--- DATA PROVIDED ---

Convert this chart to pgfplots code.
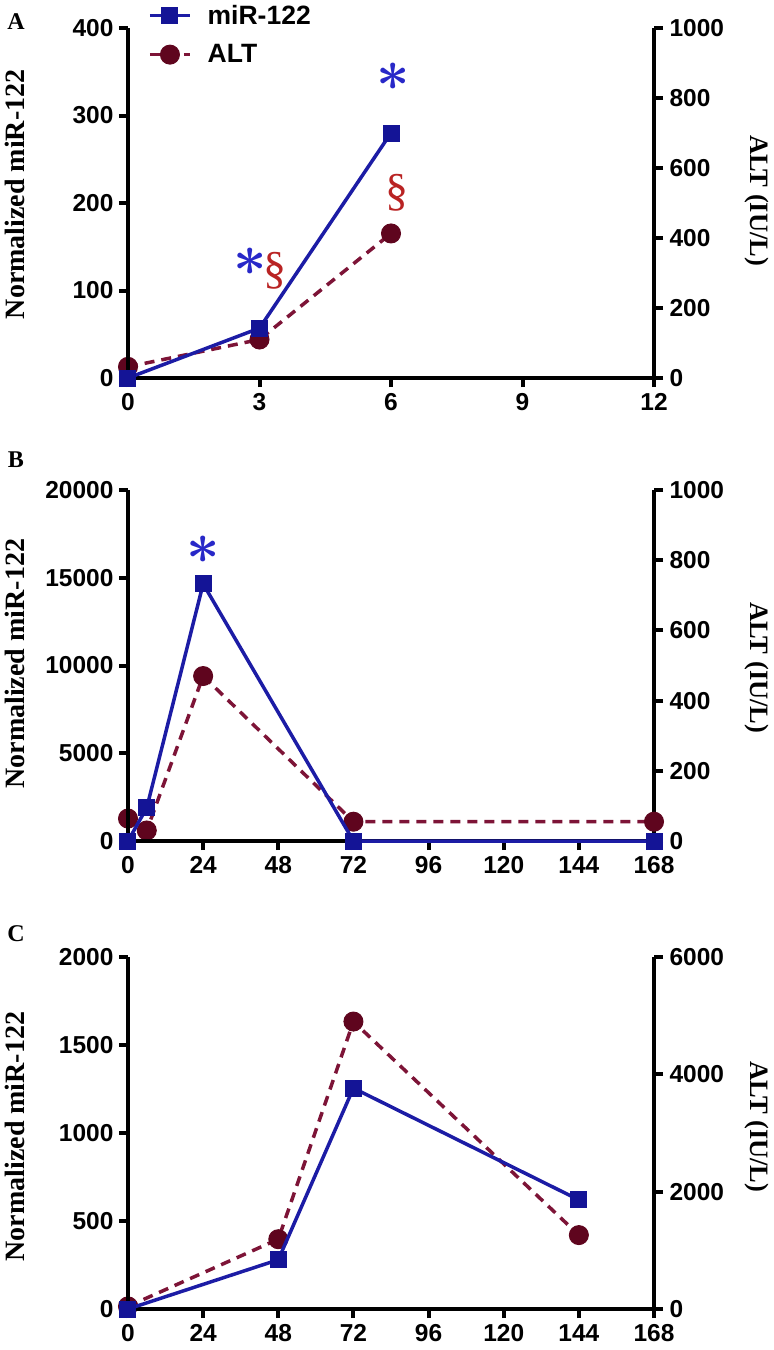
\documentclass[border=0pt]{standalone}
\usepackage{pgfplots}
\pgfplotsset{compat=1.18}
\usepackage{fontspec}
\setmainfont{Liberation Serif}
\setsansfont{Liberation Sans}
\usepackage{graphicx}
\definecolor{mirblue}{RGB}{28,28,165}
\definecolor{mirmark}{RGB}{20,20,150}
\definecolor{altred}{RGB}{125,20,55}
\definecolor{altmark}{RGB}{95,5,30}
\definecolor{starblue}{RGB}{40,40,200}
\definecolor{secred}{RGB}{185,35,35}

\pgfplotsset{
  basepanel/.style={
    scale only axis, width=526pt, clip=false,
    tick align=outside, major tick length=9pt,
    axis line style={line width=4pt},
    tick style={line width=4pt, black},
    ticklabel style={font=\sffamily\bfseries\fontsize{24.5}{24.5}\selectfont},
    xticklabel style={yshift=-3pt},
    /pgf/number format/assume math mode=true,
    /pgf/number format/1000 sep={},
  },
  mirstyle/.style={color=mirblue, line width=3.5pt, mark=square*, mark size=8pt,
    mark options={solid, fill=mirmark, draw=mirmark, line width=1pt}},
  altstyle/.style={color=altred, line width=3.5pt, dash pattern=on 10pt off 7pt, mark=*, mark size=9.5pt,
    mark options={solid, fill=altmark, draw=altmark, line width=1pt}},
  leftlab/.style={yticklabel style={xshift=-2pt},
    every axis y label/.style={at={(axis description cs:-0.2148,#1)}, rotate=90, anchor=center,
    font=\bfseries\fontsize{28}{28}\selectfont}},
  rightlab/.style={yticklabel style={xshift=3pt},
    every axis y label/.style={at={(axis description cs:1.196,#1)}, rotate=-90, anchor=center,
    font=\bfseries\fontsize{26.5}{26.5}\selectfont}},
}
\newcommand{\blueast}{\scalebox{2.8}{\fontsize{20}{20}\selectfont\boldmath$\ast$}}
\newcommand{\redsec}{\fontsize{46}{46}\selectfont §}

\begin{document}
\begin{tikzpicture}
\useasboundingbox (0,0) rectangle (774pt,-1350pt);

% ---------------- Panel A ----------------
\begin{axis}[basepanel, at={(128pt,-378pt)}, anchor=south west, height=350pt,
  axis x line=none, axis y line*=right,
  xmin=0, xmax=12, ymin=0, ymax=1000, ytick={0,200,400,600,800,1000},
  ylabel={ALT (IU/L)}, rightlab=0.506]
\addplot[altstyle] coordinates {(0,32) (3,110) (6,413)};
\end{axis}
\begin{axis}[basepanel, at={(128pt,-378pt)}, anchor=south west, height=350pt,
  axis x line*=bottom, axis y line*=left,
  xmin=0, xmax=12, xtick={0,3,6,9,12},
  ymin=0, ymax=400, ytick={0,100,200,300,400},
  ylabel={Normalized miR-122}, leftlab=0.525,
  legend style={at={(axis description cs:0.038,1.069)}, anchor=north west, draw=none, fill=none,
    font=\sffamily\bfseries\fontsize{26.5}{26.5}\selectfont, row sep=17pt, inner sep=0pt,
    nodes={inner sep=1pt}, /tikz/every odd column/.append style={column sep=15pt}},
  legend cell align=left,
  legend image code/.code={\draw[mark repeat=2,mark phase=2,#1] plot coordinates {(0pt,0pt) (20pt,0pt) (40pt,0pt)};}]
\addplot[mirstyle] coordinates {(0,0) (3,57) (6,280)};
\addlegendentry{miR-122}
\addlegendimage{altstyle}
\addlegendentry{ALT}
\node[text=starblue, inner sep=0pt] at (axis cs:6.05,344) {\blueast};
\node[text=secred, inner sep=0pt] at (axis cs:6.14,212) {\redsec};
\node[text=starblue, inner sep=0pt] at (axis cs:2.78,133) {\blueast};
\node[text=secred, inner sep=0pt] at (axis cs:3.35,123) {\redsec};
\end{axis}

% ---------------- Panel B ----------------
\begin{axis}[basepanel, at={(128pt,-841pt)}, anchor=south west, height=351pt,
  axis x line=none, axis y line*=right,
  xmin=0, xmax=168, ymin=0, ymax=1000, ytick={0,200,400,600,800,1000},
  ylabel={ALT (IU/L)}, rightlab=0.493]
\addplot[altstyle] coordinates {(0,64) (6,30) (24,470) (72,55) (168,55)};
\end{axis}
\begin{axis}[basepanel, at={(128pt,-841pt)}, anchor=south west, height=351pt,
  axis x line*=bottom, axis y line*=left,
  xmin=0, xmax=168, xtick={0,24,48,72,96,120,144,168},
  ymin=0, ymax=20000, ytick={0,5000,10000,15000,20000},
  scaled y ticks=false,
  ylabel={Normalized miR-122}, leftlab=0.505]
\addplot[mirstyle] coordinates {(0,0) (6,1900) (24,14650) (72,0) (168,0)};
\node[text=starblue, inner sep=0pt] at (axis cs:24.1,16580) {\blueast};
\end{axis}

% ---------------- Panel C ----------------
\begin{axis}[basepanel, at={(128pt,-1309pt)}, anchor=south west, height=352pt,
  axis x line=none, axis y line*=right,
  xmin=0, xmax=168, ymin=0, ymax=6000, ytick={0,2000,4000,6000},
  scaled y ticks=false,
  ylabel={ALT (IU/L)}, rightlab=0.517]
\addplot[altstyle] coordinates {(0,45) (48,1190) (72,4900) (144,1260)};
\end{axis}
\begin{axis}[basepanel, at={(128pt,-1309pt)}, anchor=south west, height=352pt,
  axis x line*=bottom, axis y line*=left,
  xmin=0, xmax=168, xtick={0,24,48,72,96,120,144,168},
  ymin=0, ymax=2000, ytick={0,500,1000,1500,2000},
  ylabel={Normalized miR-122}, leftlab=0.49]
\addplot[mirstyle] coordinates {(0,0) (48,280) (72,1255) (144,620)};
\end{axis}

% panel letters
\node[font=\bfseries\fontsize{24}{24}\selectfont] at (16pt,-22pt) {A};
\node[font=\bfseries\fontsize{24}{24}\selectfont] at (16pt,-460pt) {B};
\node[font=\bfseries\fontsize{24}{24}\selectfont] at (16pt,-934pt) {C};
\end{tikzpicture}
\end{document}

---

### [EXERCISE DETAILS]
All of the data above should be quoted exactly, except for the pictures.

### [RESULT FOR THIS EXERCISE]
Convert this chart to pgfplots code.
\documentclass[border=0pt]{standalone}
\usepackage{pgfplots}
\pgfplotsset{compat=1.18}
\usepackage{fontspec}
\setmainfont{Liberation Serif}
\setsansfont{Liberation Sans}
\usepackage{graphicx}
\definecolor{mirblue}{RGB}{28,28,165}
\definecolor{mirmark}{RGB}{20,20,150}
\definecolor{altred}{RGB}{125,20,55}
\definecolor{altmark}{RGB}{95,5,30}
\definecolor{starblue}{RGB}{40,40,200}
\definecolor{secred}{RGB}{185,35,35}

\pgfplotsset{
  basepanel/.style={
    scale only axis, width=526pt, clip=false,
    tick align=outside, major tick length=9pt,
    axis line style={line width=4pt},
    tick style={line width=4pt, black},
    ticklabel style={font=\sffamily\bfseries\fontsize{24.5}{24.5}\selectfont},
    xticklabel style={yshift=-3pt},
    /pgf/number format/assume math mode=true,
    /pgf/number format/1000 sep={},
  },
  mirstyle/.style={color=mirblue, line width=3.5pt, mark=square*, mark size=8pt,
    mark options={solid, fill=mirmark, draw=mirmark, line width=1pt}},
  altstyle/.style={color=altred, line width=3.5pt, dash pattern=on 10pt off 7pt, mark=*, mark size=9.5pt,
    mark options={solid, fill=altmark, draw=altmark, line width=1pt}},
  leftlab/.style={yticklabel style={xshift=-2pt},
    every axis y label/.style={at={(axis description cs:-0.2148,#1)}, rotate=90, anchor=center,
    font=\bfseries\fontsize{28}{28}\selectfont}},
  rightlab/.style={yticklabel style={xshift=3pt},
    every axis y label/.style={at={(axis description cs:1.196,#1)}, rotate=-90, anchor=center,
    font=\bfseries\fontsize{26.5}{26.5}\selectfont}},
}
\newcommand{\blueast}{\scalebox{2.8}{\fontsize{20}{20}\selectfont\boldmath$\ast$}}
\newcommand{\redsec}{\fontsize{46}{46}\selectfont §}

\begin{document}
\begin{tikzpicture}
\useasboundingbox (0,0) rectangle (774pt,-1350pt);

% ---------------- Panel A ----------------
\begin{axis}[basepanel, at={(128pt,-378pt)}, anchor=south west, height=350pt,
  axis x line=none, axis y line*=right,
  xmin=0, xmax=12, ymin=0, ymax=1000, ytick={0,200,400,600,800,1000},
  ylabel={ALT (IU/L)}, rightlab=0.506]
\addplot[altstyle] coordinates {(0,32) (3,110) (6,413)};
\end{axis}
\begin{axis}[basepanel, at={(128pt,-378pt)}, anchor=south west, height=350pt,
  axis x line*=bottom, axis y line*=left,
  xmin=0, xmax=12, xtick={0,3,6,9,12},
  ymin=0, ymax=400, ytick={0,100,200,300,400},
  ylabel={Normalized miR-122}, leftlab=0.525,
  legend style={at={(axis description cs:0.038,1.069)}, anchor=north west, draw=none, fill=none,
    font=\sffamily\bfseries\fontsize{26.5}{26.5}\selectfont, row sep=17pt, inner sep=0pt,
    nodes={inner sep=1pt}, /tikz/every odd column/.append style={column sep=15pt}},
  legend cell align=left,
  legend image code/.code={\draw[mark repeat=2,mark phase=2,#1] plot coordinates {(0pt,0pt) (20pt,0pt) (40pt,0pt)};}]
\addplot[mirstyle] coordinates {(0,0) (3,57) (6,280)};
\addlegendentry{miR-122}
\addlegendimage{altstyle}
\addlegendentry{ALT}
\node[text=starblue, inner sep=0pt] at (axis cs:6.05,344) {\blueast};
\node[text=secred, inner sep=0pt] at (axis cs:6.14,212) {\redsec};
\node[text=starblue, inner sep=0pt] at (axis cs:2.78,133) {\blueast};
\node[text=secred, inner sep=0pt] at (axis cs:3.35,123) {\redsec};
\end{axis}

% ---------------- Panel B ----------------
\begin{axis}[basepanel, at={(128pt,-841pt)}, anchor=south west, height=351pt,
  axis x line=none, axis y line*=right,
  xmin=0, xmax=168, ymin=0, ymax=1000, ytick={0,200,400,600,800,1000},
  ylabel={ALT (IU/L)}, rightlab=0.493]
\addplot[altstyle] coordinates {(0,64) (6,30) (24,470) (72,55) (168,55)};
\end{axis}
\begin{axis}[basepanel, at={(128pt,-841pt)}, anchor=south west, height=351pt,
  axis x line*=bottom, axis y line*=left,
  xmin=0, xmax=168, xtick={0,24,48,72,96,120,144,168},
  ymin=0, ymax=20000, ytick={0,5000,10000,15000,20000},
  scaled y ticks=false,
  ylabel={Normalized miR-122}, leftlab=0.505]
\addplot[mirstyle] coordinates {(0,0) (6,1900) (24,14650) (72,0) (168,0)};
\node[text=starblue, inner sep=0pt] at (axis cs:24.1,16580) {\blueast};
\end{axis}

% ---------------- Panel C ----------------
\begin{axis}[basepanel, at={(128pt,-1309pt)}, anchor=south west, height=352pt,
  axis x line=none, axis y line*=right,
  xmin=0, xmax=168, ymin=0, ymax=6000, ytick={0,2000,4000,6000},
  scaled y ticks=false,
  ylabel={ALT (IU/L)}, rightlab=0.517]
\addplot[altstyle] coordinates {(0,45) (48,1190) (72,4900) (144,1260)};
\end{axis}
\begin{axis}[basepanel, at={(128pt,-1309pt)}, anchor=south west, height=352pt,
  axis x line*=bottom, axis y line*=left,
  xmin=0, xmax=168, xtick={0,24,48,72,96,120,144,168},
  ymin=0, ymax=2000, ytick={0,500,1000,1500,2000},
  ylabel={Normalized miR-122}, leftlab=0.49]
\addplot[mirstyle] coordinates {(0,0) (48,280) (72,1255) (144,620)};
\end{axis}

% panel letters
\node[font=\bfseries\fontsize{24}{24}\selectfont] at (16pt,-22pt) {A};
\node[font=\bfseries\fontsize{24}{24}\selectfont] at (16pt,-460pt) {B};
\node[font=\bfseries\fontsize{24}{24}\selectfont] at (16pt,-934pt) {C};
\end{tikzpicture}
\end{document}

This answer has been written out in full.